Окрыленный внезапной удачей, Якимчук летел домой, унося в своем диктофоне желанное интервью и предвкушая, что еще скажет ему легендарный поэт.
Впрочем, в тот вечер он не позвонил, а мужественно решил запастись терпением и вновь побеспокоить мэтра денька через три, чтобы уже наверняка.
В трубке раздался женский голос:
— А Геннадий Иванович умер три дня назад, — печально сообщила женщина, и разговор прервался.

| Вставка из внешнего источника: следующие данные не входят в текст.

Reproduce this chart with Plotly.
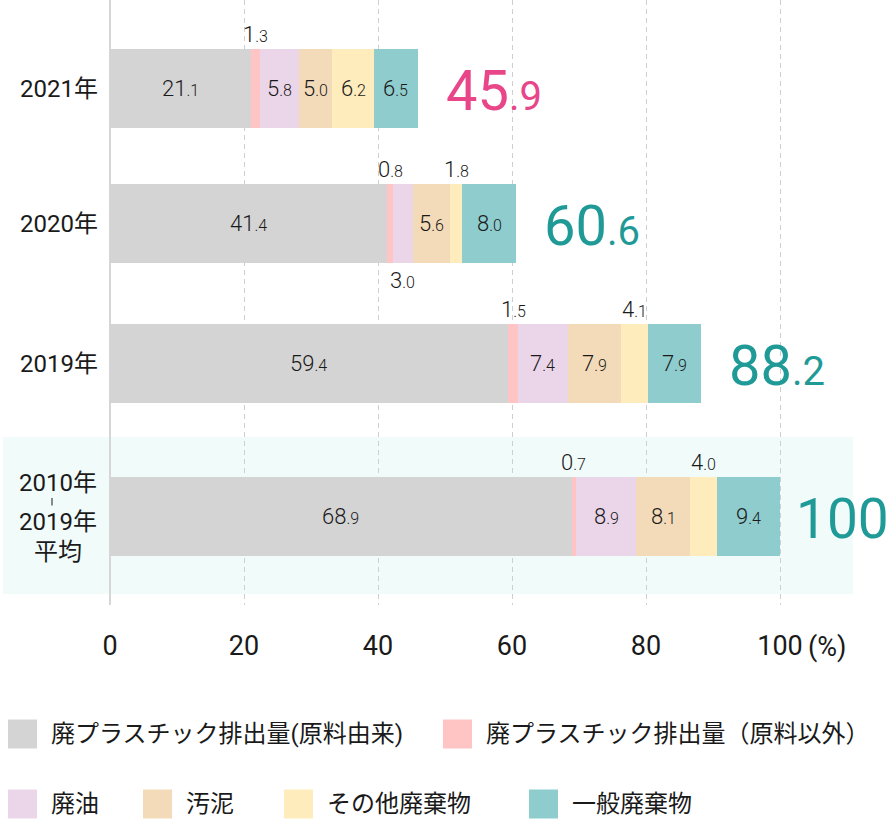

Ошарашенный Якимчук бродил по городу, ругая себя за то, что если бы он сделал так, как велел ему Алексеев, то, возможно, еще застал бы того в живых. Потом течение мыслей повернуло в иное русло. Подумалось: «Быть может, последнее, что делал Геннадий Алексеев на этой земле, читал мою рукопись. Как же странно получается». Конечно, Николай не мог этого утверждать наверняка, но ведь Алекссев ясно дал понять, что вечером намерен прочитать «Книгу странника», и в тот же вечер его не стало. Как же все взаимосвязано на этой земле! Какой тревожной алхимией перемешаны наши судьбы, определены встречи и расставания, и как остро повисают заданные вопросы над бездной, в которой растворились ответы. Попробуй поймать ответ на свой вопрос. Вот уже схватил, подтянул. И вдруг вместо него прощальным светом звезды ложатся стихотворные строки:
Тряхнул я ствол мироздания
и звезды посыпались к моим ногам —
розовые
желтые
голубые
спелые,
сочные,
пахучие,
но все с острыми,
колючими лучами.
Пока рассовывал их по карманам
все руки исколол[2].
[1] Кодзики («Записи о деяниях древности») — крупнейший памятник
древнеяпонской литературы, один из первых письменных памятни
ков, основная священная книга синтоистского троекнижия, вклю
чающего в себя помимо «Кодзики» также «Нихонги» («Анналы Япо
нии») и сгоревшие во время пожара в 645 г. «Кудзики» («Записи о
минувших делах»).
[2] Геннадий Алексеев. Из стихотворения «Звездный урожай».